With Friends Like These: Orbán's Balkan Allies

Autocratic brotherhood: Bosnian Serb leader Milorad Dodik with Hungarian Prime Minister Viktor Orbán in June 2023

Autocratic brotherhood: Bosnian Serb leader Milorad Dodik with Hungarian Prime Minister Viktor Orbán in June 2023. Image: Associated Press / Alamy


EU and NATO leaders should make their red lines known to ensure Bosnia and Herzegovina’s security in the face of Viktor Orbán's backing of Serb secessionism.

Milorad Dodik, president of the Bosnian and Herzegovinian Republika Srpska (a majority Serb region), met with Russian President Vladimir Putin on 21 February 2024. At the meeting, he complained about the US and the UK sanctions against him and his associates. Dodik also promised to prevent his country’s NATO membership and bragged about his ‘excellent relations with [Serbian President Aleksandar] Vučić and [Hungarian Prime Minister Viktor] Orbán’.

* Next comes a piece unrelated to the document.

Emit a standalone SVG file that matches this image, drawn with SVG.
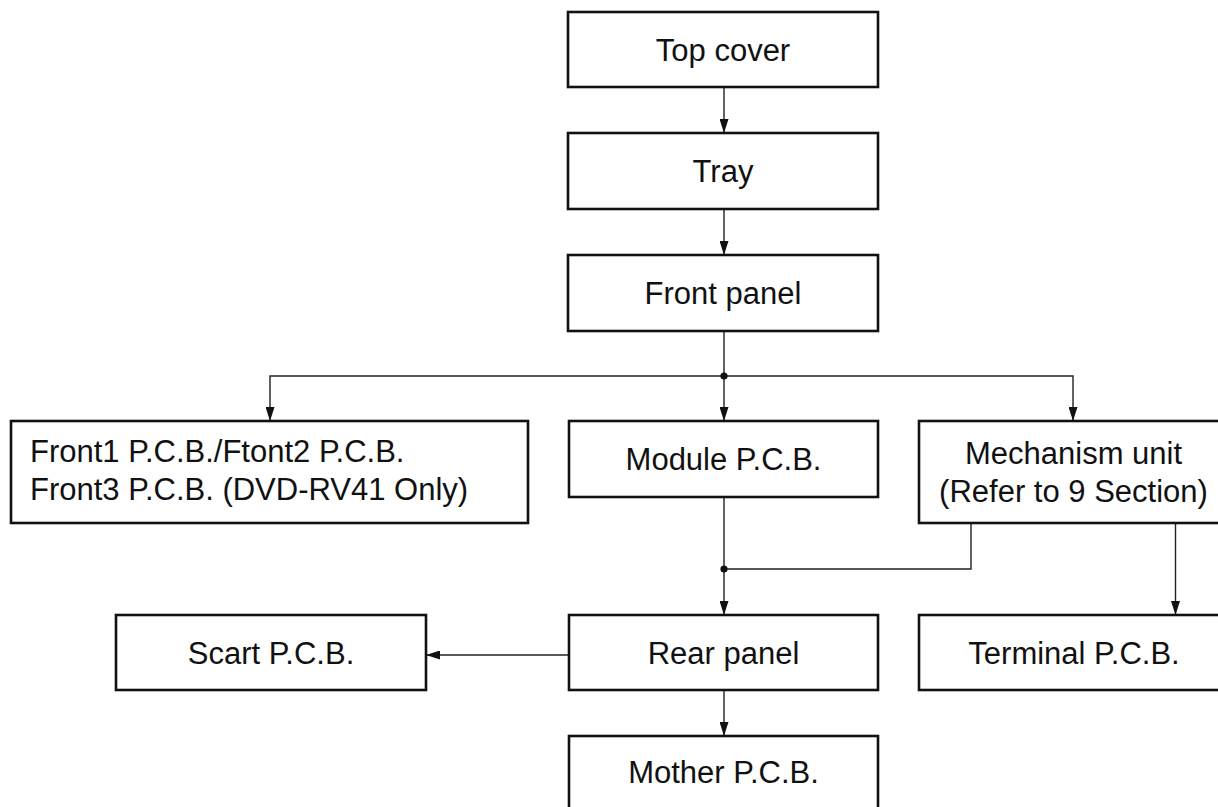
<svg xmlns="http://www.w3.org/2000/svg" width="1218" height="807" viewBox="0 0 1218 807">
<style>
.box{fill:#fff;stroke:#111;stroke-width:2.6}
.t{font-family:"Liberation Sans",Arial,Helvetica,sans-serif;font-size:31px;fill:#111}
.c{text-anchor:middle}
.ln{fill:none;stroke:#222;stroke-width:1.4}
.dot{fill:#111}
</style>
<defs>
<marker id="ah" viewBox="0 0 14 9" refX="14" refY="4.5" markerWidth="14" markerHeight="9" markerUnits="userSpaceOnUse" orient="auto">
<path d="M0,0 L14,4.5 L0,9 z" fill="#111"/>
</marker>
</defs>
<rect width="1218" height="807" fill="#fff"/>
<g id="connectors">
<line class="ln" x1="724" y1="87" x2="724" y2="133" marker-end="url(#ah)"/>
<line class="ln" x1="724" y1="209" x2="724" y2="255" marker-end="url(#ah)"/>
<line class="ln" x1="724" y1="331" x2="724" y2="421" marker-end="url(#ah)"/>
<polyline class="ln" points="724,376 270,376 270,421" marker-end="url(#ah)"/>
<polyline class="ln" points="724,376 1073,376 1073,421" marker-end="url(#ah)"/>
<circle class="dot" cx="724" cy="376" r="3.6"/>
<line class="ln" x1="724" y1="497" x2="724" y2="615" marker-end="url(#ah)"/>
<polyline class="ln" points="971,523 971,569 724,569"/>
<circle class="dot" cx="724" cy="569" r="3.6"/>
<line class="ln" x1="1175.5" y1="523" x2="1175.5" y2="615" marker-end="url(#ah)"/>
<line class="ln" x1="569" y1="655" x2="426" y2="655" marker-end="url(#ah)"/>
<line class="ln" x1="724" y1="690" x2="724" y2="736" marker-end="url(#ah)"/>
</g>
<g id="top-cover"><rect class="box" x="568" y="12" width="310" height="75"/><text class="t c" x="723" y="60.5">Top cover</text></g>
<g id="tray"><rect class="box" x="568" y="133" width="310" height="76"/><text class="t c" x="723" y="182">Tray</text></g>
<g id="front-panel"><rect class="box" x="568" y="255" width="310" height="76"/><text class="t c" x="723" y="304">Front panel</text></g>
<g id="front-pcb"><rect class="box" x="11" y="421" width="517" height="102"/><text class="t" x="30" y="462">Front1 P.C.B./Ftont2 P.C.B.</text><text class="t" x="30" y="500">Front3 P.C.B. (DVD-RV41 Only)</text></g>
<g id="module-pcb"><rect class="box" x="569" y="421" width="309" height="76"/><text class="t c" x="723.5" y="470">Module P.C.B.</text></g>
<g id="mechanism-unit"><rect class="box" x="919" y="421" width="310" height="102"/><text class="t c" x="1073.5" y="463.5">Mechanism unit</text><text class="t c" x="1073.5" y="501.5">(Refer to 9 Section)</text></g>
<g id="scart-pcb"><rect class="box" x="116" y="615" width="310" height="75"/><text class="t c" x="271" y="663.5">Scart P.C.B.</text></g>
<g id="rear-panel"><rect class="box" x="569" y="615" width="309" height="75"/><text class="t c" x="723.5" y="663.5">Rear panel</text></g>
<g id="terminal-pcb"><rect class="box" x="919" y="615" width="310" height="75"/><text class="t c" x="1074" y="663.5">Terminal P.C.B.</text></g>
<g id="mother-pcb"><rect class="box" x="569" y="736" width="309" height="80"/><text class="t c" x="723.5" y="783">Mother P.C.B.</text></g>
</svg>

The three top politicians – Orbán, Vučić and Dodik – have built a brotherhood in the triangle between Budapest, Belgrade and Banja Luka. They share similar worldviews, authoritarian tendencies and comparable political paths. Their positions are quite aligned: from Russia and China to hopes for Donald Trump’s return to the White House.

This brotherhood, Dodik explained to Putin, made the relationship with the EU easier.

Indeed, Hungary is the most vocal opponent to the imposition of EU individual sanctions against Dodik and any restrictive measures against Serbia. Orbán’s man in Brussels, Olivér Várhelyi, has been an EU commissioner since 2019. He has significant influence over the disbursement of EU funds. As if that was not enough, earlier this year Hungary took over the command of the EUFOR Althea mission, a 1,600-strong EU-led peacekeeping force in Bosnia and Herzegovina.

For Orbán, this brotherhood shows that he is a leader capable of exporting his model of governance. There is, of course, also some economic interest involved. But for Vučić and Dodik, Orbán is their key ally and disrupter inside the two transatlantic alliances: the EU and NATO. Orbán is both their protector and promoter, someone who strengthens their position at home and gives their words and deeds a stamp of approval.

Take this year’s celebration of the Day of Republika Srpska.

On 9 January 1992 a group of ethnic Serbs left the first democratically elected parliament of Bosnia and Herzegovina and decided to proclaim the Republika Srpska – the Serb Republic. Their primary aim was to carve out a mono-ethnic territory where Serbs would be a dominant majority. Their longer-term aim was to then unite it with neighbouring Serbia. To achieve this, the country’s multi-ethnic fabric had to be destroyed. What followed was the most brutal conflict in Europe since the end of Second World War. It culminated with genocide in Srebrenica, leaving some 100,000 dead, 2.2 million displaced and tens of thousands raped.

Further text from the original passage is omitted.